All fad diets are a way to trick you into eating less than maintenance. Keto? You won’t be able to get enough calories - so you lose weight - although rarely some people manage to maintain on a keto diet. Vegan? Lose weight due to reduced fat intake and fat is calorie-dense. Intermittent fasting? Just hard to eat 3000+ calories in one meal per day.
Don’t. For most part, weight loss and diet culture is bullshit at best and deadly at worst.
It takes a deficit of about 3500 calories to lose 1lb. Let’s say you stop eating at all for those 60 days. Assuming you burn 2500 calories a day idle, then after 60 days you’d have burned 150,000 calories, which would lose you ~43 lbs. Also your metabolism would slow down if you stopped eating and would make you lose less.
I don’t think it’s possible without some kind of surgery, but that violates your requirement of not spending a lot.
That sentence makes no sense. Figure out the amount you would need to eat and work out to MAINTAIN your desired weight and start doing that. Let it take however long it takes, then keep doing that to maintain, or tweak it to improve.
50lb in 2 months sounds dangerous as fuck. You could stop eating and probably lose that much, fuck up your metabolism, and immediately gain it back without even eating as much as you did before.
50lbs is an unhealthy goal. Both for your mentality and for your body. Health recommendations put about 2lbs a week as the upper limit on weight loss without health issues. Even people who are on weight loss programs and injections are told to stick to this amount as best they can.
As someone who lost 50lbs last year I get the urge to just “get it done” trust me. But it won’t help long term. Pick a routine, watch your calories, and stick with it. Success comes from progress, not quick fixes.
And if you want my secret tip, you’re gonna be hungry, but when you do eat, shrink your serving sizes, and wait. If you’re eating don’t make a whole meal (ex. Two pb&js, chips, and fruit) make a serving (one sandwich, or just the fruit, or a measured serving of chips, don’t just eat out of the bag), eat that and some water, and give it time. You won’t be “full” but the hunger will go away and you can keep going.
Chop an arm?
It’s technically possible by water fasting for 2 months, but that is pretty dangerous for so long and you would need a strict vitamin and salt intake to even have a chance of doing it safely.

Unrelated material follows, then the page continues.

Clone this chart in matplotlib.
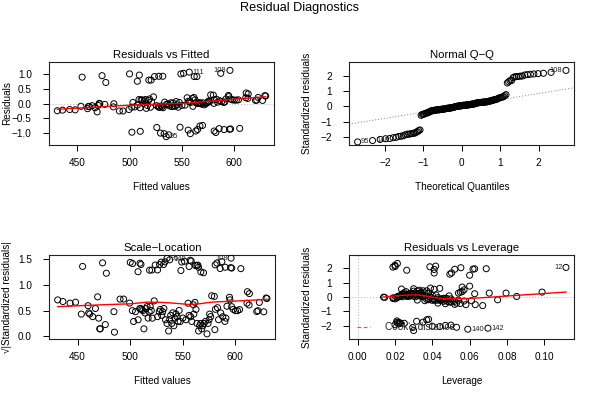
import numpy as np
import matplotlib
matplotlib.use("Agg")
import matplotlib.pyplot as plt
from matplotlib.ticker import FuncFormatter
from statistics import NormalDist

plt.rcParams['font.family'] = ['Liberation Sans', 'DejaVu Sans']

# ---------------- data ----------------
# observations with large positive residuals
upper_fitted = [454.7, 473.7, 477.3, 500.0, 507.4, 509.3, 518.4, 520.6, 523.8, 527.9,
                531.7, 549.0, 551.6, 557.0, 561.8, 564.3, 587.1, 595.9]
upper_resid = [0.90, 0.95, 0.72, 1.01, 0.76, 0.97, 0.80, 0.80, 0.92, 0.93,
               0.93, 1.01, 1.03, 1.07, 0.92, 0.92, 1.03, 1.13]
upper_lev = [0.0263, 0.1116, 0.060, 0.0189, 0.0494, 0.0553, 0.041, 0.0503, 0.0618, 0.0627,
             0.0689, 0.0387, 0.0418, 0.020, 0.041, 0.052, 0.0201, 0.0213]

# observations with large negative residuals
lower_fitted = [502.2, 510.2, 526.0, 529.5, 533.0, 535.0, 537.5, 548.2, 556.0, 558.0,
                563.3, 564.9, 567.2, 569.7, 580.8, 582.4, 585.5, 590.3, 595.5, 596.5, 605.2]
lower_resid = [-0.97, -0.94, -0.81, -1.00, -1.02, -1.12, -1.06, -0.80, -0.90, -1.02,
               -0.93, -0.88, -0.76, -0.74, -0.93, -0.98, -0.85, -0.88, -0.87, -0.86, -0.84]
lower_lev = [0.040, 0.047, 0.0316, 0.053, 0.0295, 0.030, 0.059, 0.021, 0.022, 0.0698,
             0.020, 0.023, 0.037, 0.038, 0.050, 0.044, 0.021, 0.025, 0.0215, 0.0225, 0.035]

# the central band of observations
mid_fitted = [431.0, 436.0, 442.8, 448.0, 453.5, 459.9, 460.5, 461.5, 464.3, 466.9,
              469.0, 470.0, 471.0, 471.5, 476.3, 484.5, 485.0, 490.3, 493.7, 499.4,
              502.0, 503.2, 505.0, 507.5, 509.0, 510.0, 511.0, 512.0, 513.0, 514.0,
              515.0, 516.0, 517.0, 518.0, 519.0, 520.0, 521.0, 522.8, 526.0, 527.6,
              528.5, 530.0, 530.8, 532.0, 533.5, 535.0, 536.5, 537.5, 538.5, 539.5,
              540.5, 541.5, 542.5, 543.5, 544.5, 545.5, 546.5, 547.5, 550.0, 553.0,
              555.0, 556.0, 557.5, 558.5, 560.0, 560.5, 561.5, 562.5, 563.5, 565.0,
              566.0, 567.0, 568.0, 569.0, 570.0, 571.5, 573.0, 574.0, 575.0, 575.5,
              576.5, 577.5, 580.0, 580.5, 581.0, 583.0, 584.0, 586.0, 588.0, 590.0,
              591.0, 592.0, 594.4, 594.8, 596.5, 598.0, 600.0, 602.0, 604.0, 611.4,
              613.3, 611.0, 613.0, 620.3, 621.5, 622.8, 627.0, 629.2, 630.0]
mid_resid = [-0.24, -0.22, -0.20, -0.21, -0.09, -0.17, -0.10, -0.09, -0.07, -0.14,
             -0.28, -0.06, 0.01, -0.01, -0.025, -0.11, -0.003, -0.25, -0.25, -0.20,
             -0.12, 0.04, -0.11, -0.05, 0.14, -0.14, 0.13, 0.12, 0.01, 0.10,
             0.14, -0.16, -0.06, 0.11, 0.16, -0.12, 0.06, 0.23, -0.07, -0.11,
             -0.13, -0.08, -0.11, -0.14, 0.05, -0.03, -0.005, -0.05, -0.08, 0.03,
             -0.10, 0.02, -0.06, -0.09, 0.07, -0.04, -0.12, 0.04, -0.06, -0.05,
             0.20, 0.08, 0.07, 0.04, 0.18, -0.09, 0.21, 0.13, 0.03, 0.005,
             0.02, 0.03, 0.01, -0.02, 0.03, -0.04, 0.001, 0.03, 0.05, 0.09,
             0.07, 0.30, 0.29, 0.008, 0.13, 0.15, 0.05, 0.10, 0.07, 0.04,
             0.06, 0.16, 0.28, 0.24, 0.16, 0.13, 0.12, 0.12, 0.13, 0.36,
             0.33, 0.20, 0.18, 0.11, 0.12, 0.21, 0.11, 0.27, 0.26]
mid_lev = [0.052, 0.047, 0.043, 0.055, 0.038, 0.050, 0.032, 0.045, 0.041, 0.048,
           0.067, 0.020, 0.024, 0.0145, 0.019, 0.044, 0.0139, 0.058, 0.063, 0.053,
           0.036, 0.027, 0.042, 0.019, 0.031, 0.046, 0.029, 0.034, 0.022, 0.025,
           0.036, 0.049, 0.040, 0.028, 0.055, 0.051, 0.023, 0.033, 0.043, 0.047,
           0.057, 0.044, 0.040, 0.052, 0.026, 0.021, 0.039, 0.048, 0.037, 0.030,
           0.054, 0.027, 0.045, 0.075, 0.032, 0.046, 0.061, 0.035, 0.050, 0.038,
           0.030, 0.024, 0.029, 0.033, 0.056, 0.041, 0.037, 0.054, 0.022, 0.035,
           0.0852, 0.026, 0.031, 0.043, 0.028, 0.047, 0.039, 0.023, 0.034, 0.027,
           0.042, 0.039, 0.044, 0.021, 0.0795, 0.025, 0.036, 0.031, 0.027, 0.049,
           0.040, 0.0988, 0.030, 0.057, 0.034, 0.0705, 0.028, 0.033, 0.038, 0.060,
           0.056, 0.032, 0.026, 0.0627, 0.029, 0.035, 0.024, 0.0235, 0.041]

sigma = 0.49  # residual standard error of the model

# labelled cases: label -> (group, position in that group)
case_labels = {"12": ("upper", 1), "111": ("upper", 13), "108": ("upper", 17),
               "95": ("lower", 5), "140": ("lower", 6), "142": ("lower", 9)}

# ---------------- derived quantities ----------------
fitted = np.array(upper_fitted + lower_fitted + mid_fitted)
resid = np.array(upper_resid + lower_resid + mid_resid)
lev = np.array(upper_lev + lower_lev + mid_lev)
offs = {"upper": 0, "lower": len(upper_fitted)}
case_idx = {k: offs[g] + i for k, (g, i) in case_labels.items()}

std = resid / (sigma * np.sqrt(1 - lev))
sl = np.sqrt(np.abs(std))
n = len(std)
order = np.argsort(std)
theo = np.array([NormalDist().inv_cdf((i - 0.5) / n) for i in range(1, n + 1)])
qq_x = np.empty(n)
qq_x[order] = theo


def lowess(x, y, f=2/3, iters=3):
    o = np.argsort(x, kind="mergesort")
    x = np.asarray(x, float)[o]
    y = np.asarray(y, float)[o]
    m = len(x)
    r = int(np.ceil(f * m))
    rob = np.ones(m)
    yest = np.zeros(m)
    for _ in range(iters + 1):
        for i in range(m):
            d = np.abs(x - x[i])
            h = np.sort(d)[r - 1]
            u = np.clip(d / max(h, 1e-12), 0, 1)
            w = (1 - u ** 3) ** 3 * rob
            sw = w.sum()
            xm = (w * x).sum() / sw
            ym = (w * y).sum() / sw
            den = (w * (x - xm) ** 2).sum()
            b = (w * (x - xm) * (y - ym)).sum() / den if den > 1e-12 else 0.0
            yest[i] = ym + b * (x[i] - xm)
        res = y - yest
        s = np.median(np.abs(res))
        if s <= 0:
            break
        u = np.clip(res / (6 * s), -1, 1)
        rob = (1 - u ** 2) ** 2
    return x, yest


def rpad(lo, hi):
    d = (hi - lo) * 0.04
    return lo - d, hi + d


def extend(lo, hi, f=0.08):
    d = (hi - lo) * f
    return lo - d, hi + d


W, H = 600, 400
fig = plt.figure(figsize=(6, 4), dpi=100)
fs_tick = 7.2
fs_lab = 7.2
fs_cap = 8.2
fs_id = 5.4
grey = "#bebebe"


def make_ax(left_px, top_px, right_px, bottom_px):
    ax = fig.add_axes([left_px / W, 1 - bottom_px / H,
                       (right_px - left_px) / W, (bottom_px - top_px) / H])
    for s in ax.spines.values():
        s.set_linewidth(0.8)
        s.set_color("#222222")
    ax.tick_params(direction="out", length=4, width=0.7, labelsize=fs_tick,
                   colors="black")
    ax.tick_params(axis="x", pad=5)
    ax.tick_params(axis="y", pad=8.4)
    return ax


def fmt(dec):
    return FuncFormatter(lambda v, p: (f"{v:.{dec}f}").replace("-", "\u2212"))


def labels(ax, title, xl, yl, ylx=7.0):
    ax.set_title(title, fontsize=fs_cap, pad=3)
    ax.set_xlabel(xl, fontsize=fs_lab)
    ax.set_ylabel(yl, fontsize=fs_lab)
    pos = ax.get_position()
    hpx = pos.height * H
    wpx = pos.width * W
    ax.xaxis.set_label_coords(0.5, -41.7 / hpx)
    ax.xaxis.label.set_va("center")
    ax.yaxis.set_label_coords((ylx - pos.x0 * W) / wpx, 0.5)
    ax.yaxis.label.set_va("center")


def pts(ax, x, y):
    ax.scatter(x, y, s=19, facecolors="none", edgecolors="black", linewidths=0.7,
               zorder=3)


def idtext(ax, x, y, lab, side):
    if side == "right":
        ax.annotate(lab, (x, y), xytext=(2.5, 0), textcoords="offset points",
                    ha="left", va="center", fontsize=fs_id, color="#222222",
                    zorder=4)
    else:
        ax.annotate(lab, (x, y), xytext=(-2.5, 0), textcoords="offset points",
                    ha="right", va="center", fontsize=fs_id, color="#222222",
                    zorder=4)


# ---- Panel 1: Residuals vs Fitted ----
ax1 = make_ax(49, 62, 274, 145)
ax1.axhline(0, color=grey, ls=":", lw=0.8, zorder=1)
pts(ax1, fitted, resid)
lx, ly = lowess(fitted, resid)
ax1.plot(lx, ly, color="red", lw=1, zorder=4)
ax1.set_xlim(*rpad(fitted.min(), fitted.max()))
ax1.set_ylim(*rpad(*extend(resid.min(), resid.max())))
ax1.set_xticks([450, 500, 550, 600])
ax1.set_yticks([-1.0, -0.5, 0.0, 0.5, 1.0])
ax1.yaxis.set_major_formatter(fmt(1))
for lab, side in [("111", "right"), ("108", "left"), ("95", "right")]:
    i = case_idx[lab]
    idtext(ax1, fitted[i], resid[i], lab, side)
labels(ax1, "Residuals vs Fitted", "Fitted values", "Residuals")

# ---- Panel 2: Normal Q-Q ----
ax2 = make_ax(349.3, 62, 574.3, 145)
pts(ax2, qq_x, std)
q1, q3 = np.quantile(std, [0.25, 0.75])
t1, t3 = NormalDist().inv_cdf(0.25), NormalDist().inv_cdf(0.75)
slope = (q3 - q1) / (t3 - t1)
icpt = q1 - slope * t1
ax2.axline((0, icpt), slope=slope, color="#7f7f7f", ls=(0, (1, 2)), lw=0.7, zorder=1)
ax2.set_xlim(*rpad(theo.min(), theo.max()))
ylo, yhi = std.min(), std.max()
ax2.set_ylim(*rpad(ylo, yhi + 0.075 * (yhi - ylo)))
ax2.set_xticks([-2, -1, 0, 1, 2])
ax2.set_yticks([-2, -1, 0, 1, 2])
ax2.xaxis.set_major_formatter(fmt(0))
ax2.yaxis.set_major_formatter(fmt(0))
for lab, side in [("95", "right"), ("140", "right"), ("108", "left")]:
    i = case_idx[lab]
    idtext(ax2, qq_x[i], std[i], lab, side)
labels(ax2, "Normal Q\u2212Q", "Theoretical Quantiles", "Standardized residuals",
       ylx=307.5)

# ---- Panel 3: Scale-Location ----
ax3 = make_ax(49.3, 255, 275.3, 339.3)
pts(ax3, fitted, sl)
lx, ly = lowess(fitted, sl)
ax3.plot(lx, ly, color="red", lw=1, zorder=4)
ax3.set_xlim(*rpad(fitted.min(), fitted.max()))
ax3.set_ylim(*rpad(0, sl.max()))
ax3.set_xticks([450, 500, 550, 600])
ax3.set_yticks([0.0, 0.5, 1.0, 1.5])
ax3.yaxis.set_major_formatter(fmt(1))
for lab, side in [("95", "right"), ("140", "right"), ("108", "left")]:
    i = case_idx[lab]
    idtext(ax3, fitted[i], sl[i], lab, side)
labels(ax3, "Scale\u2212Location", "Fitted values",
       "\u221a|Standardized residuals|", ylx=7.0)

# ---- Panel 4: Residuals vs Leverage ----
ax4 = make_ax(349.3, 255, 574.3, 339)
ax4.axhline(0, color=grey, ls=":", lw=0.8, zorder=1)
ax4.axvline(0, color=grey, ls=":", lw=0.8, zorder=1)
pts(ax4, lev, std)
lx, ly = lowess(lev, std)
ax4.plot(lx, ly, color="red", lw=1, zorder=4)
ax4.set_xlim(*rpad(0, lev.max()))
ax4.set_ylim(*rpad(*extend(std.min(), std.max())))
ax4.set_xticks([0.0, 0.02, 0.04, 0.06, 0.08, 0.10])
ax4.set_yticks([-2, -1, 0, 1, 2])
ax4.xaxis.set_major_formatter(fmt(2))
ax4.yaxis.set_major_formatter(fmt(0))
for lab, side in [("12", "left"), ("140", "right"), ("142", "right")]:
    i = case_idx[lab]
    idtext(ax4, lev[i], std[i], lab, side)
ax4.plot([0.034, 0.092], [0.143, 0.143], transform=ax4.transAxes, color="red",
         ls=(0, (3, 2)), lw=0.9, alpha=0.7, zorder=5)
ax4.text(0.159, 0.143, "Cook's distance", transform=ax4.transAxes, fontsize=fs_lab,
         va="center", ha="left", color="#222222", zorder=5)
labels(ax4, "Residuals vs Leverage", "Leverage", "Standardized residuals",
       ylx=307.5)

fig.text(0.5, 1 - 7.5 / H, "Residual Diagnostics", ha="center", va="center",
         fontsize=9.2)

fig.savefig("out.png", dpi=100)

Definitely not a good idea, certainly not without doctor supervision.
You don’t. If you’re serious about weight loss you need to commit long term.
Pick up a 1lb bottle of water and drop it once a day, every day, for 50 days.
You might be able to take a few days off, since you have more time remaining.
IDK man if I lost 50 lbs of stuff out of my body, I’d probably be in the ICU.